Find all the lines with "chart" and gather them.

— start of SUPPLIED INFORMATION —

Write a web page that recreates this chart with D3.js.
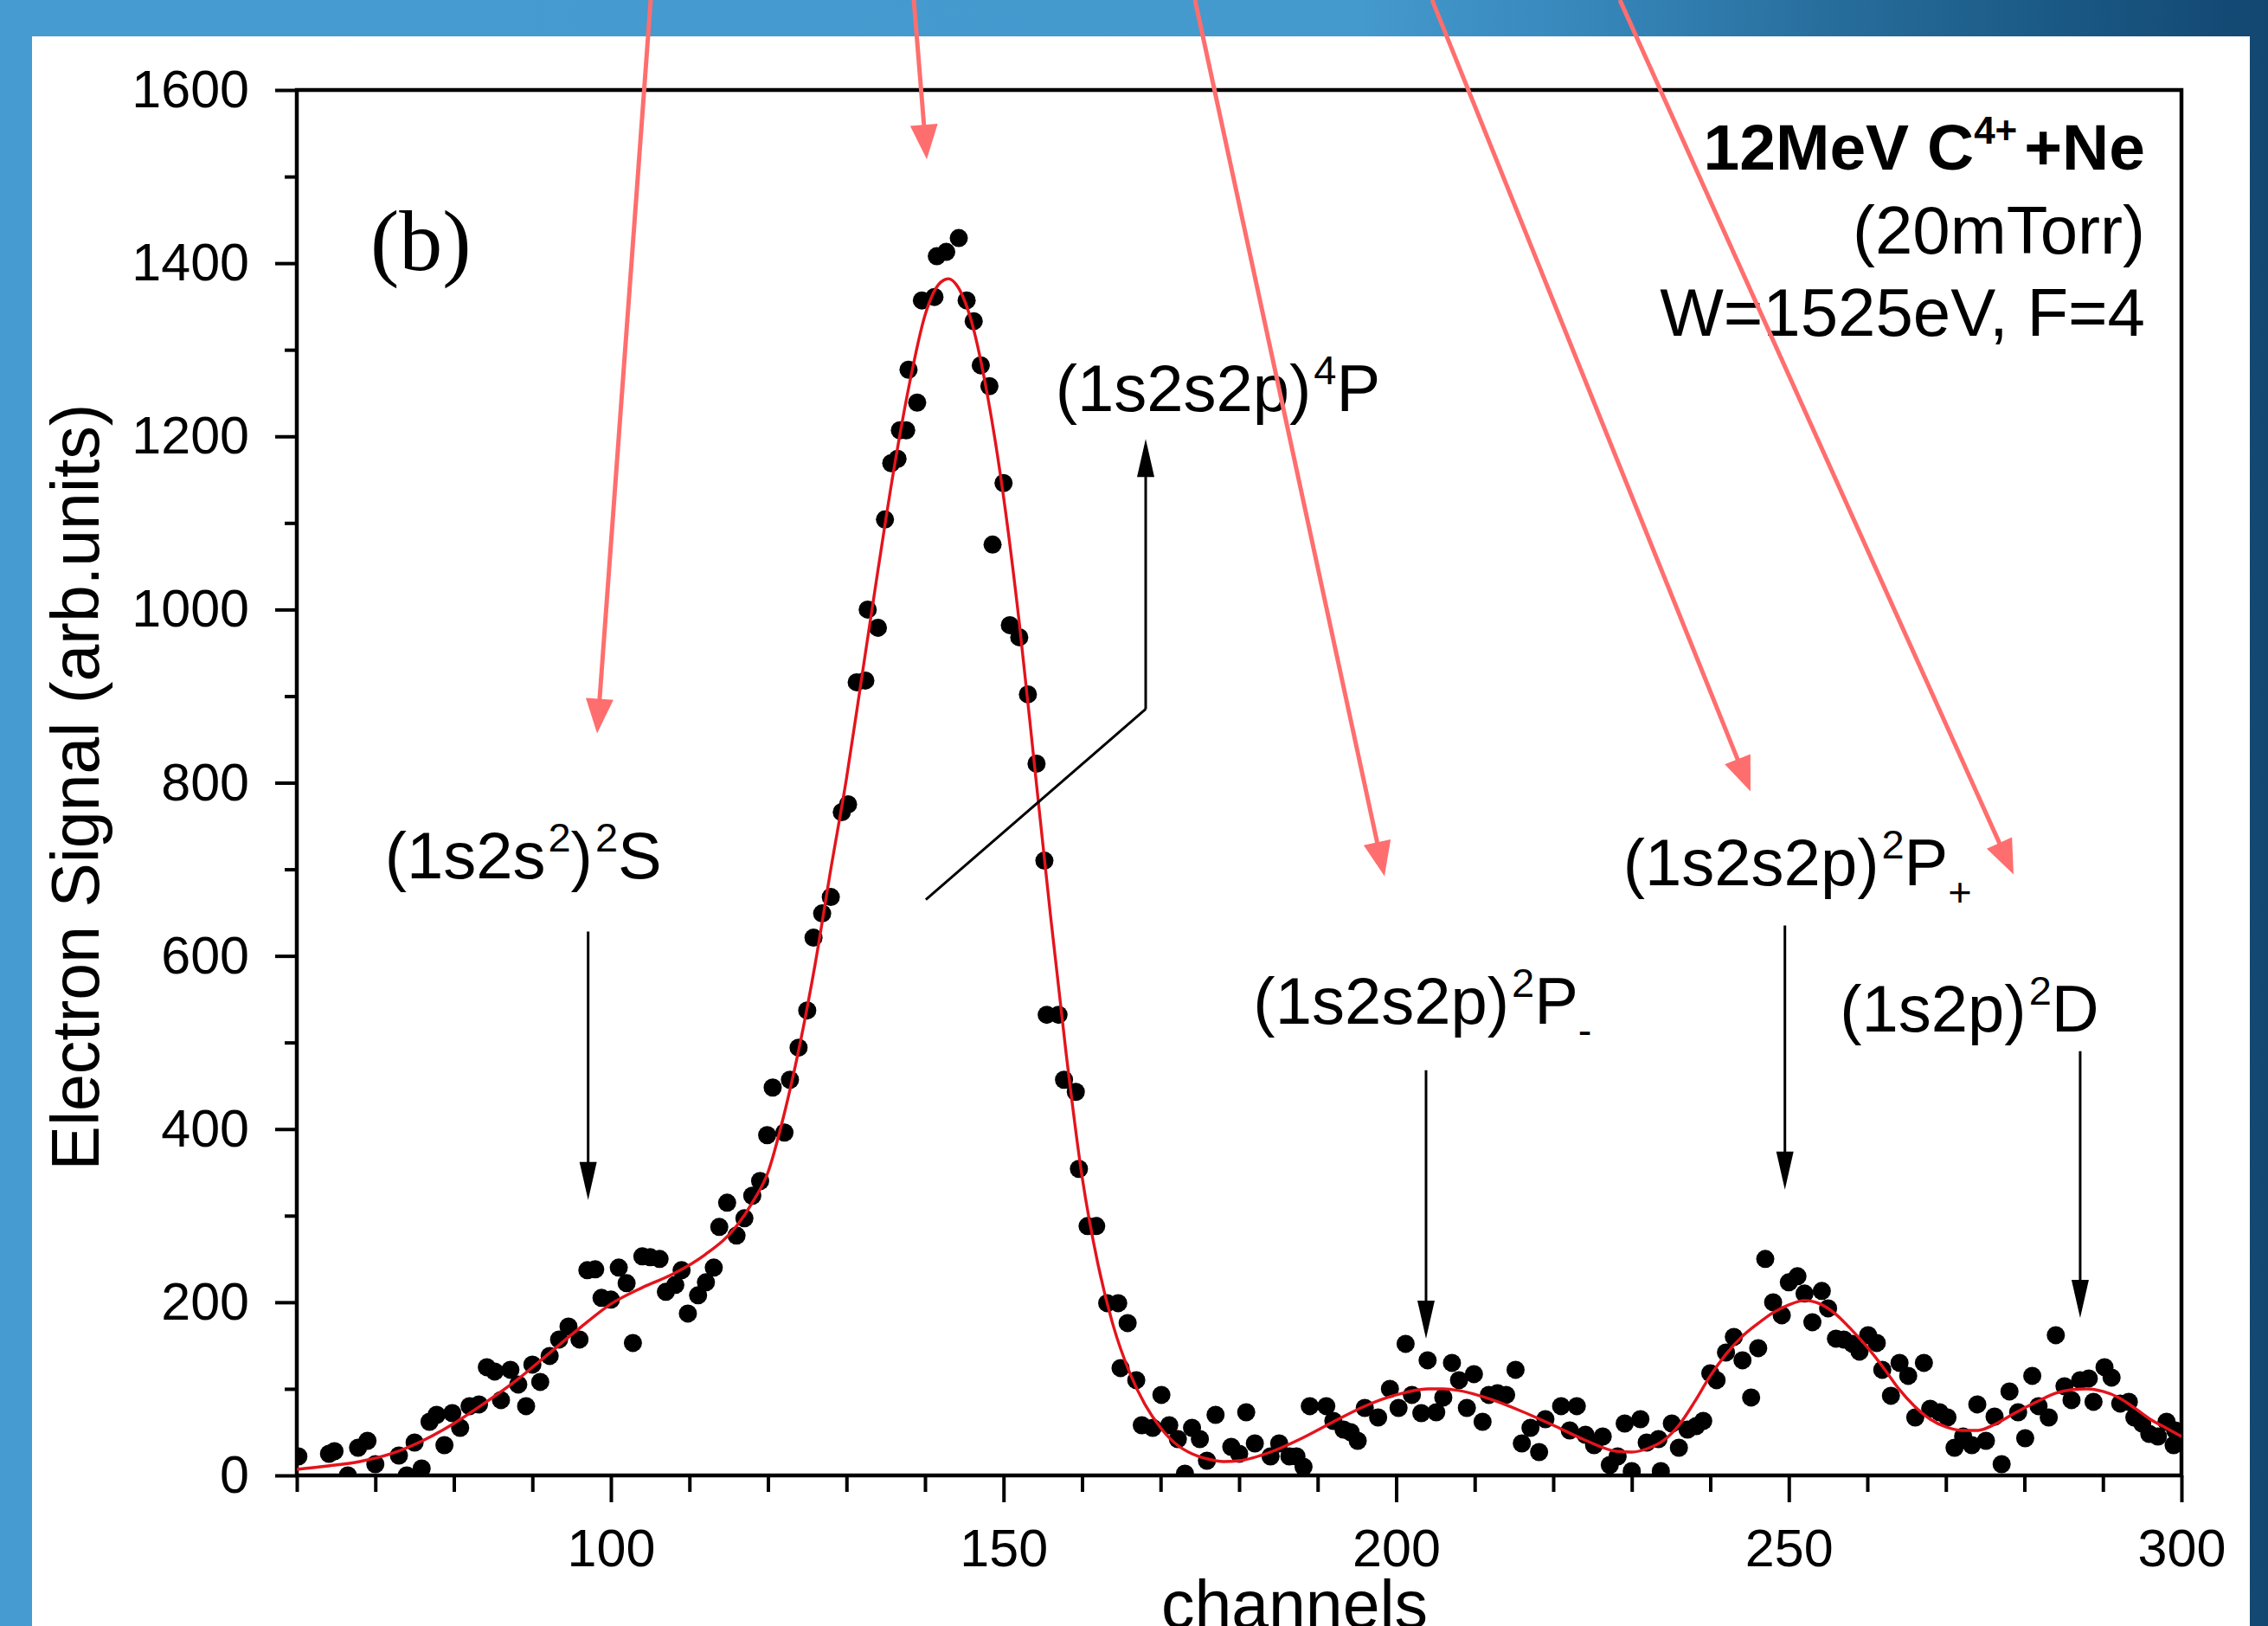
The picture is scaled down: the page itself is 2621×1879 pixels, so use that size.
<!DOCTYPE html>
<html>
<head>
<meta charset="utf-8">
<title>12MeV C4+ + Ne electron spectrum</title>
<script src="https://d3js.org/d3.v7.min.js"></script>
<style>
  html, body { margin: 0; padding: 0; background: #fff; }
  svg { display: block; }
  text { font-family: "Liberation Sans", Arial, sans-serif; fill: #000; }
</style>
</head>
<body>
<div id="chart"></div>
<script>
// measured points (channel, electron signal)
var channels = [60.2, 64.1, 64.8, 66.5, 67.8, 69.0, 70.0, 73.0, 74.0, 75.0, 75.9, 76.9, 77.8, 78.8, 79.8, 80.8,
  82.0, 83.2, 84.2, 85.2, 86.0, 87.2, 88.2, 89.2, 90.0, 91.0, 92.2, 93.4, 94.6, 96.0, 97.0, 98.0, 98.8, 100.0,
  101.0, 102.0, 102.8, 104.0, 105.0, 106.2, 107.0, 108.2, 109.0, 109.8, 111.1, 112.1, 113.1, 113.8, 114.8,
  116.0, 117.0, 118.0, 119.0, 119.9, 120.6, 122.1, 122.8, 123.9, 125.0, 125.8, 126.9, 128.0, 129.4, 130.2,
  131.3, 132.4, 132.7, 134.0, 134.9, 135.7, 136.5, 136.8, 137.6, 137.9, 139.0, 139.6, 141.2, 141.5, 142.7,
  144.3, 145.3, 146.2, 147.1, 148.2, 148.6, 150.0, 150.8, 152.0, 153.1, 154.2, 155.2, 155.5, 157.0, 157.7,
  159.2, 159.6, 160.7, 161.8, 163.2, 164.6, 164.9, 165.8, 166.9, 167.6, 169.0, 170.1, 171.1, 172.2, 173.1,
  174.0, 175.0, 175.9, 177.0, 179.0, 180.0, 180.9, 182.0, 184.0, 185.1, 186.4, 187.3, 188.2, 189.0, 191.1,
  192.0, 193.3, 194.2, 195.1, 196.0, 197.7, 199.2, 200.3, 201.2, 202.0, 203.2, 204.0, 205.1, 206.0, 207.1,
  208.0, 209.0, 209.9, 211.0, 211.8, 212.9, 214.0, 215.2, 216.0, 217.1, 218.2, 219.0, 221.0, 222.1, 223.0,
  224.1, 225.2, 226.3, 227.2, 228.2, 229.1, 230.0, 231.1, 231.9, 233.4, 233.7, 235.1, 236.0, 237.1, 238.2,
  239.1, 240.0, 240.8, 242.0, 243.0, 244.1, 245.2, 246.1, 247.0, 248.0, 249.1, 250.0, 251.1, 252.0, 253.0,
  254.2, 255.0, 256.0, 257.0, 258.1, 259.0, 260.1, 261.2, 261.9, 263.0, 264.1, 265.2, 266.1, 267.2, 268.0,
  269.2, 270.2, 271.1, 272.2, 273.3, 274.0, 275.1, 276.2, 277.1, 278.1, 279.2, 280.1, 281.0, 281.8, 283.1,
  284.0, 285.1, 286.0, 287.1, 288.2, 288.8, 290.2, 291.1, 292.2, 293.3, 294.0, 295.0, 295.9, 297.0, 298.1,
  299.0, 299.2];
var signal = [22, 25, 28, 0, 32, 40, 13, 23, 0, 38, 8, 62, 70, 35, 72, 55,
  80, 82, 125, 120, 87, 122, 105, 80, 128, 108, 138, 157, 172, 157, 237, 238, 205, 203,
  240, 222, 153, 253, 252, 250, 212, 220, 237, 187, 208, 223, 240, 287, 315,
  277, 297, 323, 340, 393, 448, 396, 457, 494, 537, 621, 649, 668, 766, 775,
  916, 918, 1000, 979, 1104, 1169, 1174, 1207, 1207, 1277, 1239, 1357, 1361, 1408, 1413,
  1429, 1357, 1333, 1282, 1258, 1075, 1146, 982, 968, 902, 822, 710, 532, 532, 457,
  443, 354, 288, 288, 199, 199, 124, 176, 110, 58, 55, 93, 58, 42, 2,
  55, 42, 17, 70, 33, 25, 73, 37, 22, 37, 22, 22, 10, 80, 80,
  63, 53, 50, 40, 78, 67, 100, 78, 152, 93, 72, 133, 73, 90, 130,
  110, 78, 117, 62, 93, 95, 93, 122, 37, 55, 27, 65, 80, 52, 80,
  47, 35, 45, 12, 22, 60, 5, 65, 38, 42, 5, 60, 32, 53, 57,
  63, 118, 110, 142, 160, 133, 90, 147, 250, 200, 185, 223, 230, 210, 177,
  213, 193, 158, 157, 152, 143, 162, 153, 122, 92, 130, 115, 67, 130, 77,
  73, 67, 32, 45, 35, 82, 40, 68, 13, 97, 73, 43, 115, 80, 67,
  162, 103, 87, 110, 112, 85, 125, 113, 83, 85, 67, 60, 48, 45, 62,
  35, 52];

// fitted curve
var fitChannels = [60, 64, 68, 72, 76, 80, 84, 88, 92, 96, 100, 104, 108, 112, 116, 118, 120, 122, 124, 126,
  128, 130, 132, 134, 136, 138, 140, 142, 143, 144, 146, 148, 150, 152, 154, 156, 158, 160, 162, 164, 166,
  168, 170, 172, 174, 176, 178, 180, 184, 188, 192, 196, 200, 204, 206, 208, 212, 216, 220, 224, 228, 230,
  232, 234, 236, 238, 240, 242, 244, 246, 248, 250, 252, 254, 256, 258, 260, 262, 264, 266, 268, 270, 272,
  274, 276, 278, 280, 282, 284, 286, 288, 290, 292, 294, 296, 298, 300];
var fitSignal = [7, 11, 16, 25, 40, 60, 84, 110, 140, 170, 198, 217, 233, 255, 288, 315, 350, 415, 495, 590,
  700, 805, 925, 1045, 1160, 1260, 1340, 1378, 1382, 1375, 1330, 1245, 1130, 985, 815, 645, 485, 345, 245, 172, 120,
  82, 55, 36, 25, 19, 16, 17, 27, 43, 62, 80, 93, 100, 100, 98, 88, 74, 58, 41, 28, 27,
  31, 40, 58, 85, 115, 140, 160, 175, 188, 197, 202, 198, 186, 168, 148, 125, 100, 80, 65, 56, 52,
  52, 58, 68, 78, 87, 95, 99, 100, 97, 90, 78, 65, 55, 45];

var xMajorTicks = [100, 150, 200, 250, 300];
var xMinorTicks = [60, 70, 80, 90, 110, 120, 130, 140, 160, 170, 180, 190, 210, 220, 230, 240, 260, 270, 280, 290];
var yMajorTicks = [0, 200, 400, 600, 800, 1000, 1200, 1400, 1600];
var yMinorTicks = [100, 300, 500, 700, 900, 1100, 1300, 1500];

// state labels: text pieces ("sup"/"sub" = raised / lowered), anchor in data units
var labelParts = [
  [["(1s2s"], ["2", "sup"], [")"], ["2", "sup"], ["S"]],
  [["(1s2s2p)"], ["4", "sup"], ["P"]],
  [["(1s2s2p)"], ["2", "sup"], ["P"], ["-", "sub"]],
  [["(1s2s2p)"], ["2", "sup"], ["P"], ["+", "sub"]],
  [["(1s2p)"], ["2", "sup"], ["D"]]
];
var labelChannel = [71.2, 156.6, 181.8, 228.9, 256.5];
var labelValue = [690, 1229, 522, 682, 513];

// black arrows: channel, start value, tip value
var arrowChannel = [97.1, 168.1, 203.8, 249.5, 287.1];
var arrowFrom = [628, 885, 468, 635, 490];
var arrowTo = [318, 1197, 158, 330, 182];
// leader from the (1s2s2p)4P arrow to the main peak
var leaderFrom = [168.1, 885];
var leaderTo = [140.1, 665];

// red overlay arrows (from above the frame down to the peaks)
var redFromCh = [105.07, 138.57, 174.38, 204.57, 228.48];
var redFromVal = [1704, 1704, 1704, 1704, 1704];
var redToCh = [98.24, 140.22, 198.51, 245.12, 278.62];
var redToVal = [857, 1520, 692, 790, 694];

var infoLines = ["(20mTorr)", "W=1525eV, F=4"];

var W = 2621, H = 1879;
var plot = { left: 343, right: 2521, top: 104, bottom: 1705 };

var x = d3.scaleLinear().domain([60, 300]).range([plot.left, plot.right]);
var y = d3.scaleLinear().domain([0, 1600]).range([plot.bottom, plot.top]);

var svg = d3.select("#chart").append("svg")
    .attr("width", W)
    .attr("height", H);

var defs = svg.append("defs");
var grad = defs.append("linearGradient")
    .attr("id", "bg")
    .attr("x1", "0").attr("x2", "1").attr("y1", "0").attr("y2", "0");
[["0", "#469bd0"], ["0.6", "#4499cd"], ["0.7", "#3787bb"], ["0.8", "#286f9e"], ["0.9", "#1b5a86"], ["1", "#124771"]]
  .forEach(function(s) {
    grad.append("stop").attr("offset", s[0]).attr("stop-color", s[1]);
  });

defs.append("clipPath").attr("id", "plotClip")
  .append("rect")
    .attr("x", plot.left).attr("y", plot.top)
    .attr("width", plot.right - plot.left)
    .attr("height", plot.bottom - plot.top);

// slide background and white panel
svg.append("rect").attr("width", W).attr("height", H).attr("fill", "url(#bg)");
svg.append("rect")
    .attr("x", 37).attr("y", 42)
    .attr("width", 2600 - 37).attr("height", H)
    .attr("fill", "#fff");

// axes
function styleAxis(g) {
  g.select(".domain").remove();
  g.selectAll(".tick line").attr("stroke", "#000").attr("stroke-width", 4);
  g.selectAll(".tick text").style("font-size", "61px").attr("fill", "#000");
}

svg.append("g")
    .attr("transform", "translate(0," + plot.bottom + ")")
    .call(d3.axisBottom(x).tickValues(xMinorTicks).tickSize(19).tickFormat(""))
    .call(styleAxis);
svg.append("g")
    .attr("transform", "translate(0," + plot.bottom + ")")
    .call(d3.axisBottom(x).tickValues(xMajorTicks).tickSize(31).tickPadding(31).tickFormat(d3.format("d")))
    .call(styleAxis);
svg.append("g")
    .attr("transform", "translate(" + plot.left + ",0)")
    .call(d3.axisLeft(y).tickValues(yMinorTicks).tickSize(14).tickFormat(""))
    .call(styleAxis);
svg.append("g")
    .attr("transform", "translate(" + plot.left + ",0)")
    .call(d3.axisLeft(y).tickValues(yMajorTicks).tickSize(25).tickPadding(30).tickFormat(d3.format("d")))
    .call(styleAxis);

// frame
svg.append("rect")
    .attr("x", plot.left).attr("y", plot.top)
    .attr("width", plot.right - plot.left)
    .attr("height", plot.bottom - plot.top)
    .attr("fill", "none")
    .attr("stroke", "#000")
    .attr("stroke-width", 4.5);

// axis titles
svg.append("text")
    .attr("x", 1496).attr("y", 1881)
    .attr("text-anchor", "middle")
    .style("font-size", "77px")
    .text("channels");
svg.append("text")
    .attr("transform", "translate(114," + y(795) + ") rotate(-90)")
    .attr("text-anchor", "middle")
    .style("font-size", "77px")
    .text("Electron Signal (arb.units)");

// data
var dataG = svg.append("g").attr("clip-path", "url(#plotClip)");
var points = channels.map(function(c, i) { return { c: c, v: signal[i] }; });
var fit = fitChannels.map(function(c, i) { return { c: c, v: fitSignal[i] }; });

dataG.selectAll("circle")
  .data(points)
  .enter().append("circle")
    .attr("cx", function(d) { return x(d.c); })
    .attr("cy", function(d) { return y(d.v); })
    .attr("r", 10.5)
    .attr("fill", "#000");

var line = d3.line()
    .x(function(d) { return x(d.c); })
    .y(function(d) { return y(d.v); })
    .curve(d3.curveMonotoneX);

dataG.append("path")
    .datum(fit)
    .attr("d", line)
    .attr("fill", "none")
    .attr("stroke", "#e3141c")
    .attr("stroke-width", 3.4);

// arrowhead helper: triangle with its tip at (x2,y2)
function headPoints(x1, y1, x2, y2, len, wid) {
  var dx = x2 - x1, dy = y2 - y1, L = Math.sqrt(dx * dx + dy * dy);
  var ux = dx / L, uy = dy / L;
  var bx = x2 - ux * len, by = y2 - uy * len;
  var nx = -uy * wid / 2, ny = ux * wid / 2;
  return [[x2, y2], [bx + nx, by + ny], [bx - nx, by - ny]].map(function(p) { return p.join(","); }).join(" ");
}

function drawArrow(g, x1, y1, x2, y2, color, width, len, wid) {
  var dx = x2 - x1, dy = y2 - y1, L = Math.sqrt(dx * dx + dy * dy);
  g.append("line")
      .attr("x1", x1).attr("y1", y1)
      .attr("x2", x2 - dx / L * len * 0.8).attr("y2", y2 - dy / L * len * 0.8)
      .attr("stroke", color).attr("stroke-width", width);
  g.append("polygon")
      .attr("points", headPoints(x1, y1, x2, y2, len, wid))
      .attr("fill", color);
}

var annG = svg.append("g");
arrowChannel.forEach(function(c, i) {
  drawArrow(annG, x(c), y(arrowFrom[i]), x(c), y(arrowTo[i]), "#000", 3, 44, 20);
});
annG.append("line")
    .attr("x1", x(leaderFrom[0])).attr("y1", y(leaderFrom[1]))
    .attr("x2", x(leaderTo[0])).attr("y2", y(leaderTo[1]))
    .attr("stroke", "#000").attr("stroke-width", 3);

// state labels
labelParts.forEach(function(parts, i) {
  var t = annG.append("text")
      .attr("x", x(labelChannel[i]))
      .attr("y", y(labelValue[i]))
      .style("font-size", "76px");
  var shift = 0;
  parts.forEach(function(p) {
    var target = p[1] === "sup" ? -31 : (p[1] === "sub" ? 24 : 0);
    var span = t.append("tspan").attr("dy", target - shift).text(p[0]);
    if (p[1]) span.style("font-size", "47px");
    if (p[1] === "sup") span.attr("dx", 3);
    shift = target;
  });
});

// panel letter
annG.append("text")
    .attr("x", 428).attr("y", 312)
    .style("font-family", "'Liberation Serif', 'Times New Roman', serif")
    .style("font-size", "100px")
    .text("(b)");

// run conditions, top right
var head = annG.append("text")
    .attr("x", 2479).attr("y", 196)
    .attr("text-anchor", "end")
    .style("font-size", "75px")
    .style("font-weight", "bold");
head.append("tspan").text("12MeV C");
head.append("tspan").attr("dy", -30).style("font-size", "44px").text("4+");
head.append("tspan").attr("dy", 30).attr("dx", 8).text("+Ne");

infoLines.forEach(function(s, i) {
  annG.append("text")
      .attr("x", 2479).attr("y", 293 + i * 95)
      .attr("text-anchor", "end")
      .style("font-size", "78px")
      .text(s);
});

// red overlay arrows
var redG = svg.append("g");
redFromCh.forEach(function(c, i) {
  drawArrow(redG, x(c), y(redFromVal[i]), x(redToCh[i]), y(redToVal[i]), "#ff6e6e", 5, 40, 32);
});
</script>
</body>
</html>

— end of SUPPLIED INFORMATION —

**FINAL ANSWER:**
Write a web page that recreates this chart with D3.js.
<div id="chart"></div>
var svg = d3.select("#chart").append("svg")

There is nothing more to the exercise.